I was diagnosed with Bi Polar 2. Read this wiki link to find out more about it and the differences between the two some are subtle some are huge https://en.wikipedia.org/wiki/Bipolar_II_disorder
This came as a shock to me I truly expected to be diagnosed with what I already knew Social Anxiety, Depression and possibly PTSD.
To be honest I am still wrapping my head around what it means for me. It has certainly made some things much clearer and given me a greater understanding of my life as a whole and my path in life.
Of why things have not always gone on a normal path for me.
Interestingly Art Therapy is one of the top ways of Dealing with Bi Polar 2 and as someone who is a passionate crafter I often say creativity is the air that I breathe.
Though my creativity is down a lot this year, I know it helps me at times to focus and also to get through the darkness.
Now I know why I go quiet, I am overwhelmed, or need time out from everyday life and interactions room to rest and recover and that is ok. There is nothing wrong with needing time for ourselves.
I can see the progression, I can see when it got worse and then worse again when I sunk deeper and deeper. But when I talk to the people who know about it there is so much confusion. I hear a lot of “there is a Bi Polar 2” what is the difference.
I wish I could tell you lots of them, you get longer periods of depression, you have Hyper mania instead of Mania, there are commonalities as well.
You struggle with impulse control (might be one reasons sometimes I say what I think and have also done so not sure if that is a good or bad thing)
This is not something I chose, it is not a path I would honestly wish on anyone. I have googled a lot since diagnosed and honestly am not much clearer than before I started.

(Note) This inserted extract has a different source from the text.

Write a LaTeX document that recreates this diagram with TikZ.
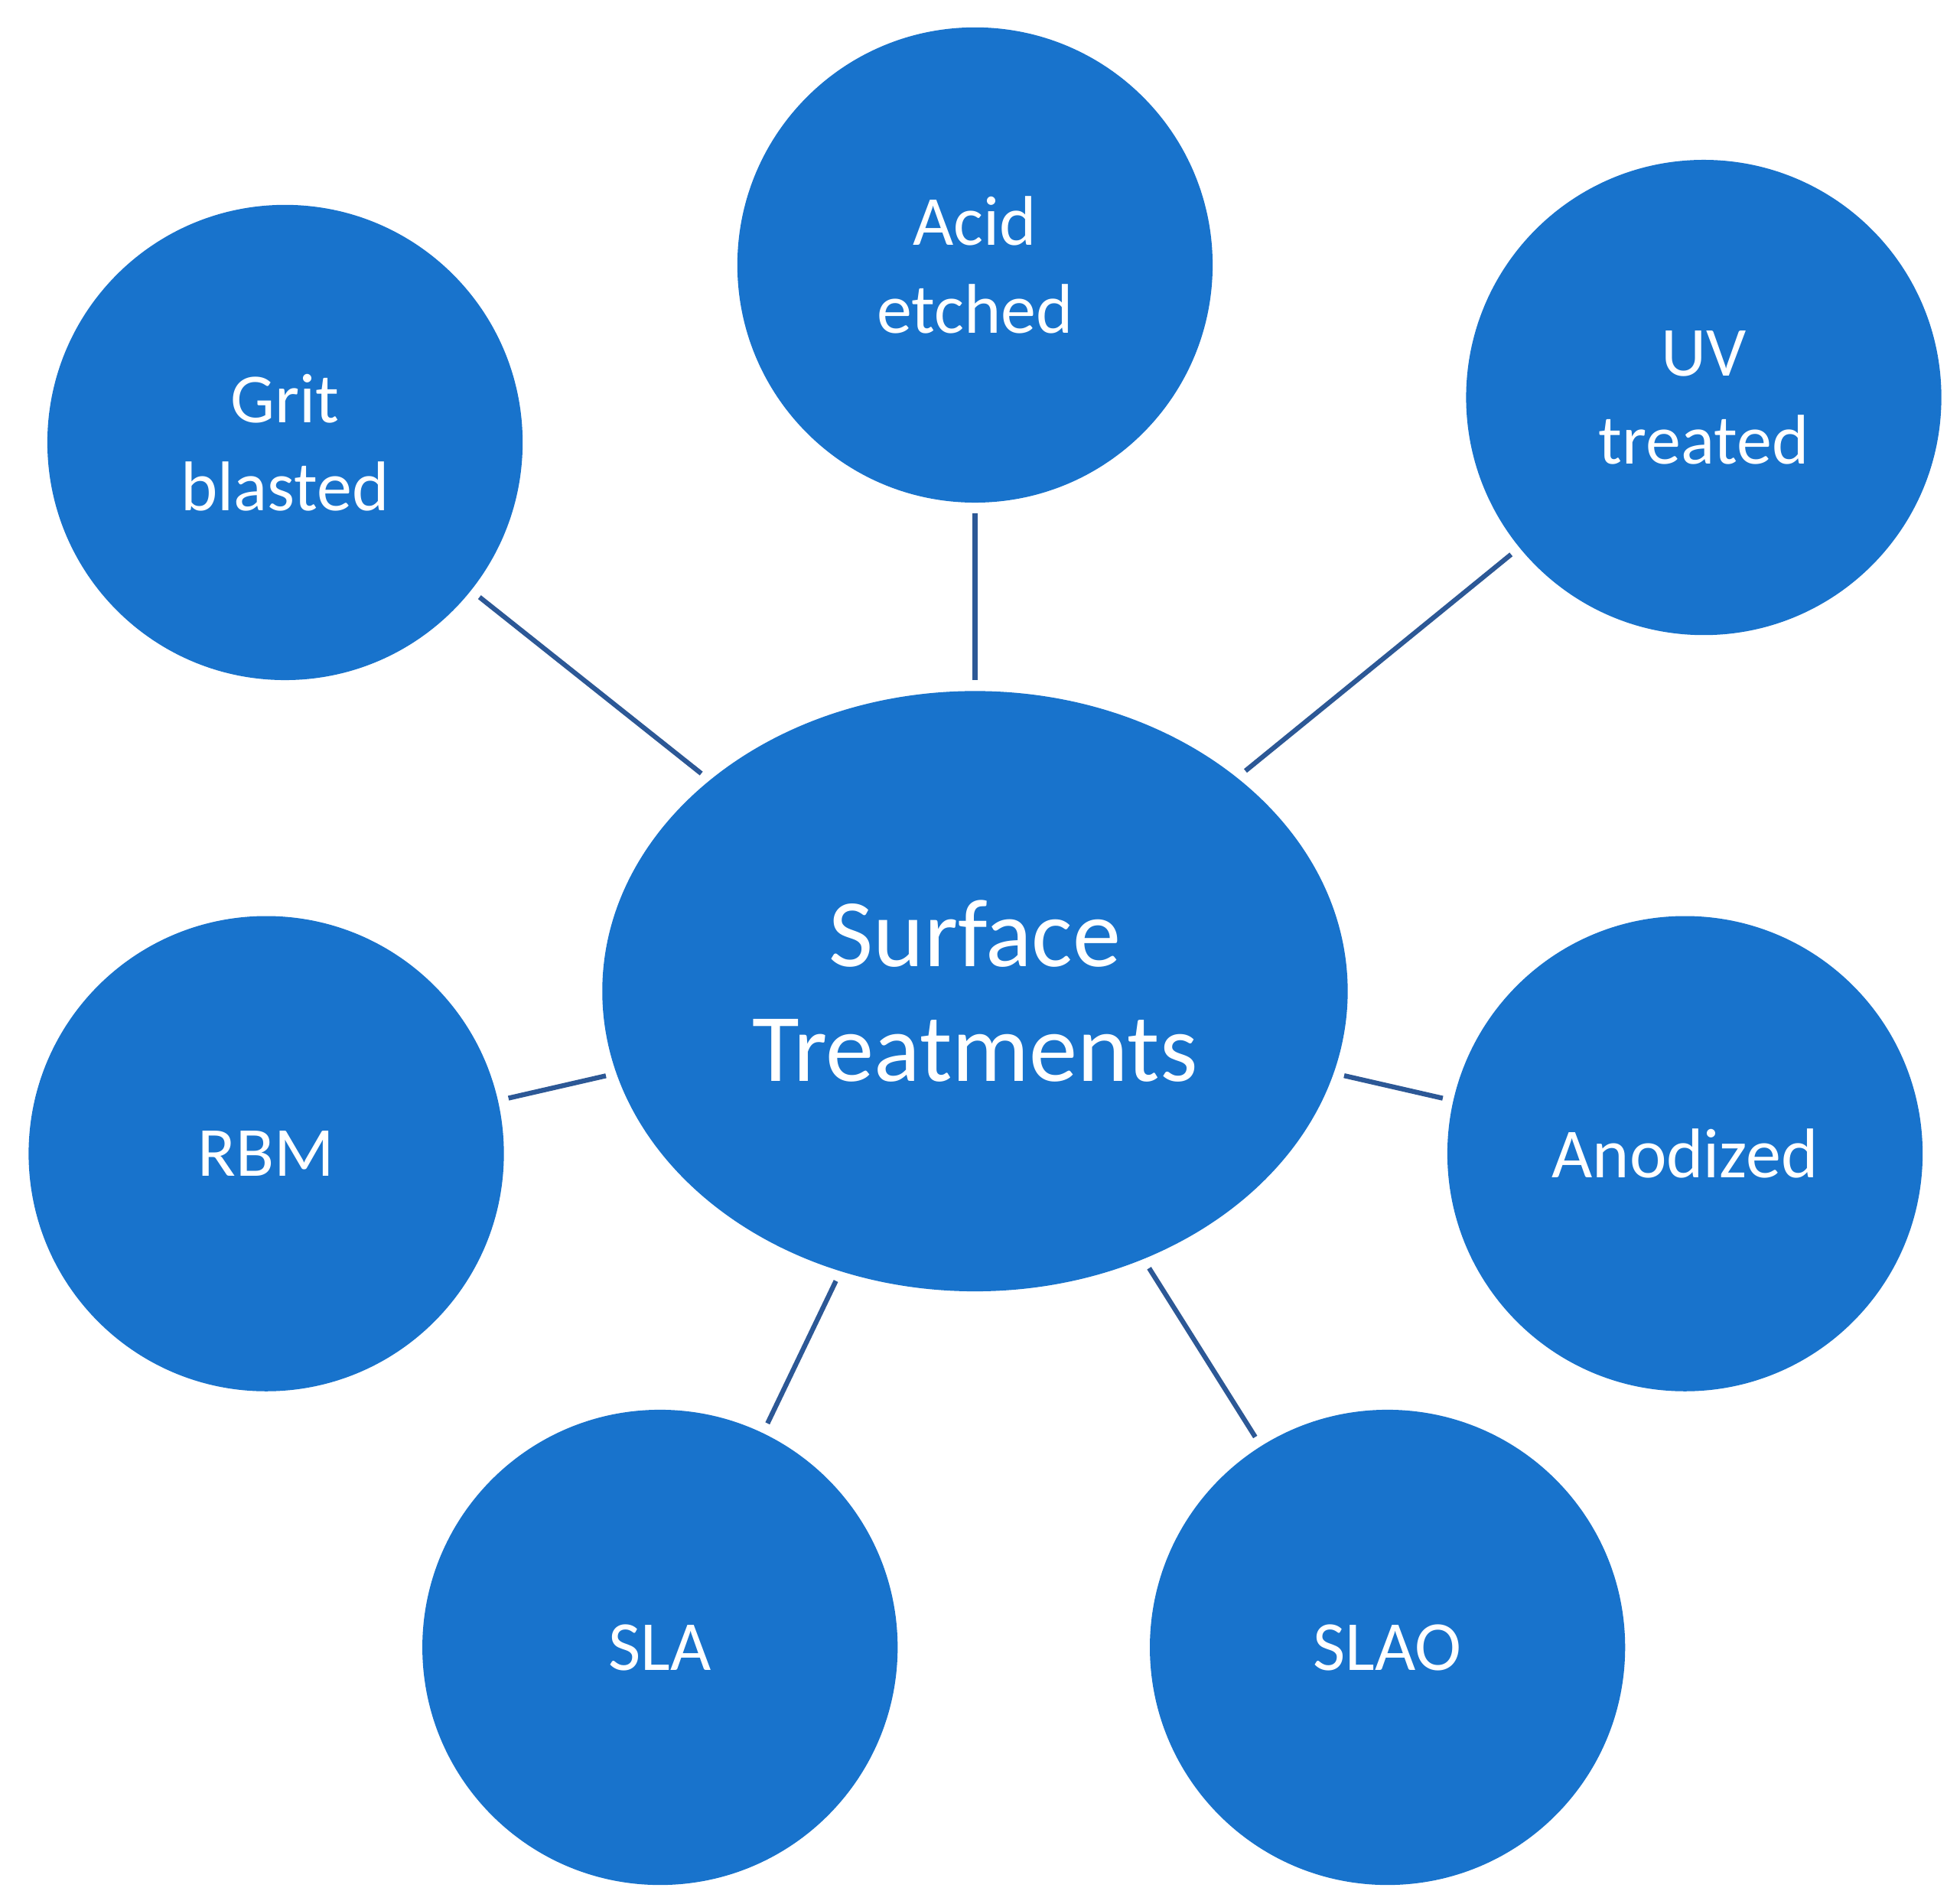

It is a lot to wrap your head around and honestly the information out there can be a bit complex and not very straight forward.
However I now need to choose if I take the path of medication, I told my Dr and Shrink I would try it but I am wary after the Metaformin incident that sent my health spiralling backwards for 2 full years and even now I am still trying to pull myself out of that spiral of sucky bad health.
There are also natural things I can do, but you need a budget for that that atm I just do not have.
Honestly I am still wrapping my head around it and what changes I need to make to help myself cope and deal with this all.
The thing I find hardest is letting people in when I am in the bad places, and it is important to have people around who can say hey you don’t seem ok etc. Even though you do not want to hear it.
So this is another part of my journey that I am embarking on. It puts my life in perspective in a whole new way but it also sheds light on other things.
I have always been deeply spiritual but I find that the Self Help gurus have a very simplistic approach to Mental Illness the whole change your thoughts change your life philosophy is not a blanket cure.
Yes it helps to think positively but when something shifts in your brain and no matter how hard you want to you just can’t, when life is just barely scraping by and going through the motions a positive thought might help for a moments respite if you can muster the strength or energy but it is by no means a cure all.
People with mental illness cannot always choose their thoughts. If we could we would choose to be well!! We would choose to have a normal life, not periods of blackness and of feeling like we are swirling through a foggy mind numbing sometimes painfully torturous vortex.
I will as always when I can share my journey with you and keep doing research and trying to figure out what this not only means for me but what I can do to help myself through this into a more normal sort of life.
Big Hugs to you all
Till next we meet on life’s journey please take some time out for yourself and look after you.